Return only the lines from the start of the records through the line that contains "plt.rcParams['font.family'] = ['Liberation", inclusive; leave out all pictures.

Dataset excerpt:
— Begin —
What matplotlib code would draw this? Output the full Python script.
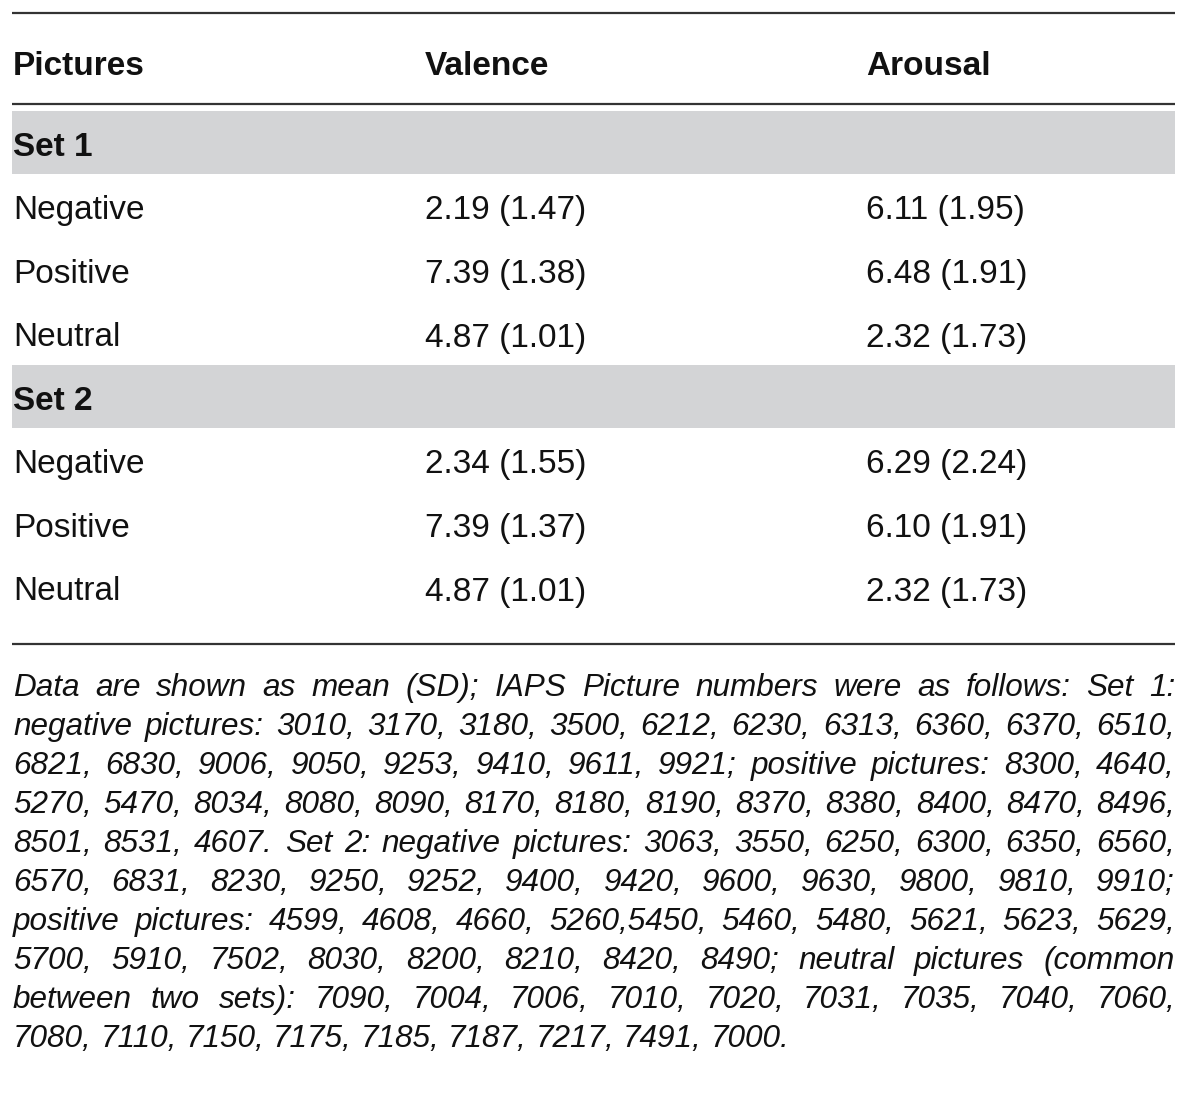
import matplotlib
matplotlib.use("Agg")
import matplotlib.pyplot as plt

plt.rcParams['font.family'] = ['Liberation Sans', 'DejaVu Sans']

# ---- data ----
columns = ["Pictures", "Valence", "Arousal"]
sets = ["Set 1", "Set 2"]
categories = ["Negative", "Positive", "Neutral"]
valence_mean = [[2.19, 7.39, 4.87], [2.34, 7.39, 4.87]]
valence_sd = [[1.47, 1.38, 1.01], [1.55, 1.37, 1.01]]
arousal_mean = [[6.11, 6.48, 2.32], [6.29, 6.10, 2.32]]
arousal_sd = [[1.95, 1.91, 1.73], [2.24, 1.91, 1.73]]

footnote_lines = [
    "Data are shown as mean (SD); IAPS Picture numbers were as follows: Set 1:",
    "negative pictures: 3010, 3170, 3180, 3500, 6212, 6230, 6313, 6360, 6370, 6510,",
    "6821, 6830, 9006, 9050, 9253, 9410, 9611, 9921; positive pictures: 8300, 4640,",
    "5270, 5470, 8034, 8080, 8090, 8170, 8180, 8190, 8370, 8380, 8400, 8470, 8496,",
    "8501, 8531, 4607. Set 2: negative pictures: 3063, 3550, 6250, 6300, 6350, 6560,",
    "6570, 6831, 8230, 9250, 9252, 9400, 9420, 9600, 9630, 9800, 9810, 9910;",
    "positive pictures: 4599, 4608, 4660, 5260,5450, 5460, 5480, 5621, 5623, 5629,",
    "5700, 5910, 7502, 8030, 8200, 8210, 8420, 8490; neutral pictures (common",
    "between two sets): 7090, 7004, 7006, 7010, 7020, 7031, 7035, 7040, 7060,",
    "7080, 7110, 7150, 7175, 7185, 7187, 7217, 7491, 7000.",
]

# ---- layout ----
W, H = 1200, 1094
fig = plt.figure(figsize=(W / 100, H / 100), dpi=100)
ax = fig.add_axes([0, 0, 1, 1])
ax.set_xlim(0, W)
ax.set_ylim(H, 0)
ax.axis('off')

x_left, x_right = 12, 1175
col_x = [13, 425, 866]
fs = 24
fs_note = 22.7
band_color = '#d3d4d6'
line_color = '#333333'
text_color = '#111111'

# rules
for y in (12.5, 103.5, 644):
    ax.plot([x_left, x_right], [y, y], color=line_color, lw=1.6, solid_capstyle='butt')

# header
for x, c in zip(col_x, columns):
    ax.text(x, 75, c, fontsize=fs, fontweight='bold', va='baseline', ha='left',
            color=text_color)

set_band_top = [111, 365]
row_h = 63.5
for s, name in enumerate(sets):
    top = set_band_top[s]
    ax.add_patch(plt.Rectangle((x_left, top), x_right - x_left, 63,
                               facecolor=band_color, edgecolor='none'))
    ax.text(13, top + 45, name, fontsize=fs, fontweight='bold', va='baseline',
            color=text_color)
    for i, cat in enumerate(categories):
        yb = top + 108.5 + i * row_h
        ax.text(col_x[0], yb, cat, fontsize=fs, va='baseline', color=text_color)
        ax.text(col_x[1], yb, f"{valence_mean[s][i]:.2f} ({valence_sd[s][i]:.2f})",
                fontsize=fs, va='baseline', color=text_color)
        ax.text(col_x[2], yb, f"{arousal_mean[s][i]:.2f} ({arousal_sd[s][i]:.2f})",
                fontsize=fs, va='baseline', color=text_color)

# footnote (justified)
renderer = fig.canvas.get_renderer()
note_x0, note_x1 = 13, 1175
a = ax.text(0, 0, "a a", fontsize=fs_note, style='italic')
b = ax.text(0, 0, "aa", fontsize=fs_note, style='italic')
space_w = a.get_window_extent(renderer).width - b.get_window_extent(renderer).width
a.remove(); b.remove()
for li, line in enumerate(footnote_lines):
    yb = 696 + li * 39
    words = line.split(' ')
    texts = [ax.text(0, yb, w, fontsize=fs_note, style='italic', va='baseline',
                     color=text_color) for w in words]
    widths = [t.get_window_extent(renderer).width for t in texts]
    last = li == len(footnote_lines) - 1
    if last or len(words) == 1:
        gap = space_w
    else:
        gap = (note_x1 - note_x0 - sum(widths)) / (len(words) - 1)
    x = note_x0
    for t, w in zip(texts, widths):
        t.set_x(x)
        x += w + gap

fig.savefig("out.png", dpi=100)
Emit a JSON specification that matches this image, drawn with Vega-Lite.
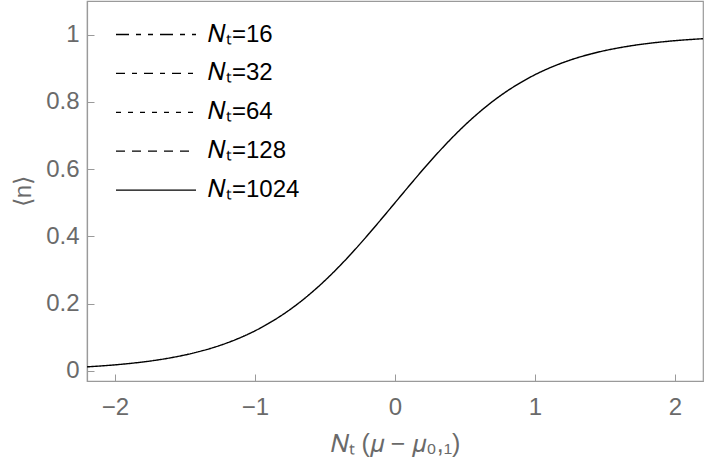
{
  "$schema": "https://vega.github.io/schema/vega-lite/v6.json",
  "width": 616,
  "height": 380,
  "autosize": {"type": "none"},
  "padding": {"left": 87, "top": 1, "right": 3, "bottom": 86},
  "config": {
    "view": {"stroke": "#9a9a9a", "strokeWidth": 1.2},
    "font": "Liberation Sans"
  },
  "data": {
    "values": [
      {"x": -2.2, "n": 0.0121, "series": "1024"},
      {"x": -2.1, "n": 0.0148, "series": "1024"},
      {"x": -2.0, "n": 0.0180, "series": "1024"},
      {"x": -1.9, "n": 0.0219, "series": "1024"},
      {"x": -1.8, "n": 0.0266, "series": "1024"},
      {"x": -1.7, "n": 0.0323, "series": "1024"},
      {"x": -1.6, "n": 0.0392, "series": "1024"},
      {"x": -1.5, "n": 0.0474, "series": "1024"},
      {"x": -1.4, "n": 0.0573, "series": "1024"},
      {"x": -1.3, "n": 0.0691, "series": "1024"},
      {"x": -1.2, "n": 0.0832, "series": "1024"},
      {"x": -1.1, "n": 0.0998, "series": "1024"},
      {"x": -1.0, "n": 0.1192, "series": "1024"},
      {"x": -0.9, "n": 0.1419, "series": "1024"},
      {"x": -0.8, "n": 0.1680, "series": "1024"},
      {"x": -0.7, "n": 0.1978, "series": "1024"},
      {"x": -0.6, "n": 0.2315, "series": "1024"},
      {"x": -0.5, "n": 0.2689, "series": "1024"},
      {"x": -0.4, "n": 0.3100, "series": "1024"},
      {"x": -0.3, "n": 0.3543, "series": "1024"},
      {"x": -0.2, "n": 0.4013, "series": "1024"},
      {"x": -0.1, "n": 0.4502, "series": "1024"},
      {"x": 0.0, "n": 0.5000, "series": "1024"},
      {"x": 0.1, "n": 0.5498, "series": "1024"},
      {"x": 0.2, "n": 0.5987, "series": "1024"},
      {"x": 0.3, "n": 0.6457, "series": "1024"},
      {"x": 0.4, "n": 0.6900, "series": "1024"},
      {"x": 0.5, "n": 0.7311, "series": "1024"},
      {"x": 0.6, "n": 0.7685, "series": "1024"},
      {"x": 0.7, "n": 0.8022, "series": "1024"},
      {"x": 0.8, "n": 0.8320, "series": "1024"},
      {"x": 0.9, "n": 0.8581, "series": "1024"},
      {"x": 1.0, "n": 0.8808, "series": "1024"},
      {"x": 1.1, "n": 0.9002, "series": "1024"},
      {"x": 1.2, "n": 0.9168, "series": "1024"},
      {"x": 1.3, "n": 0.9309, "series": "1024"},
      {"x": 1.4, "n": 0.9427, "series": "1024"},
      {"x": 1.5, "n": 0.9526, "series": "1024"},
      {"x": 1.6, "n": 0.9608, "series": "1024"},
      {"x": 1.7, "n": 0.9677, "series": "1024"},
      {"x": 1.8, "n": 0.9734, "series": "1024"},
      {"x": 1.9, "n": 0.9781, "series": "1024"},
      {"x": 2.0, "n": 0.9820, "series": "1024"},
      {"x": 2.1, "n": 0.9852, "series": "1024"},
      {"x": 2.2, "n": 0.9879, "series": "1024"}
    ]
  },
  "mark": {"type": "line", "color": "black", "strokeWidth": 1.4, "interpolate": "monotone", "clip": true},
  "encoding": {
    "x": {
      "field": "x",
      "type": "quantitative",
      "scale": {"domain": [-2.2, 2.2], "nice": false, "zero": false},
      "axis": {
        "values": [-2, -1, 0, 1, 2],
        "format": "~g",
        "grid": false,
        "domainColor": "#9a9a9a",
        "domainWidth": 1.2,
        "tickColor": "#9a9a9a",
        "tickSize": -7,
        "labelPadding": 21,
        "labelFontSize": 24,
        "labelColor": "#6a6a6a",
        "title": "𝑁ₜ (𝜇 − 𝜇₀,₁)",
        "titleFontSize": 25,
        "titleFontWeight": "normal",
        "titleColor": "#6a6a6a",
        "titlePadding": 12
      }
    },
    "y": {
      "field": "n",
      "type": "quantitative",
      "scale": {"domain": [-0.03, 1.1], "nice": false, "zero": false},
      "axis": {
        "values": [0, 0.2, 0.4, 0.6, 0.8, 1],
        "format": "~g",
        "grid": false,
        "domainColor": "#9a9a9a",
        "domainWidth": 1.2,
        "tickColor": "#9a9a9a",
        "tickSize": -7,
        "labelPadding": 15,
        "labelFontSize": 24,
        "labelColor": "#6a6a6a",
        "title": "⟨n⟩",
        "titleFontSize": 24,
        "titleFontWeight": "normal",
        "titleColor": "#6a6a6a",
        "titlePadding": 10
      }
    },
    "strokeDash": {
      "field": "series",
      "type": "nominal",
      "scale": {
        "domain": ["16", "32", "64", "128", "1024"],
        "range": [[13, 7, 5, 7, 5, 7], [9, 7, 5, 7], [5, 7], [9, 7], [1, 0]]
      },
      "legend": {
        "orient": "none",
        "legendX": 57,
        "legendY": 21.5,
        "title": null,
        "padding": 0,
        "symbolType": "M-4,0H4",
        "symbolSize": 400,
        "symbolStrokeColor": "black",
        "symbolStrokeWidth": 1.3,
        "labelExpr": "'𝑁ₜ=' + datum.label",
        "labelFontSize": 24,
        "labelColor": "black",
        "labelOffset": 40,
        "rowPadding": 14.9
      }
    }
  }
}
— End —
> Worked answer
What matplotlib code would draw this? Output the full Python script.
import matplotlib
matplotlib.use("Agg")
import matplotlib.pyplot as plt

plt.rcParams['font.family'] = ['Liberation Sans', 'DejaVu Sans']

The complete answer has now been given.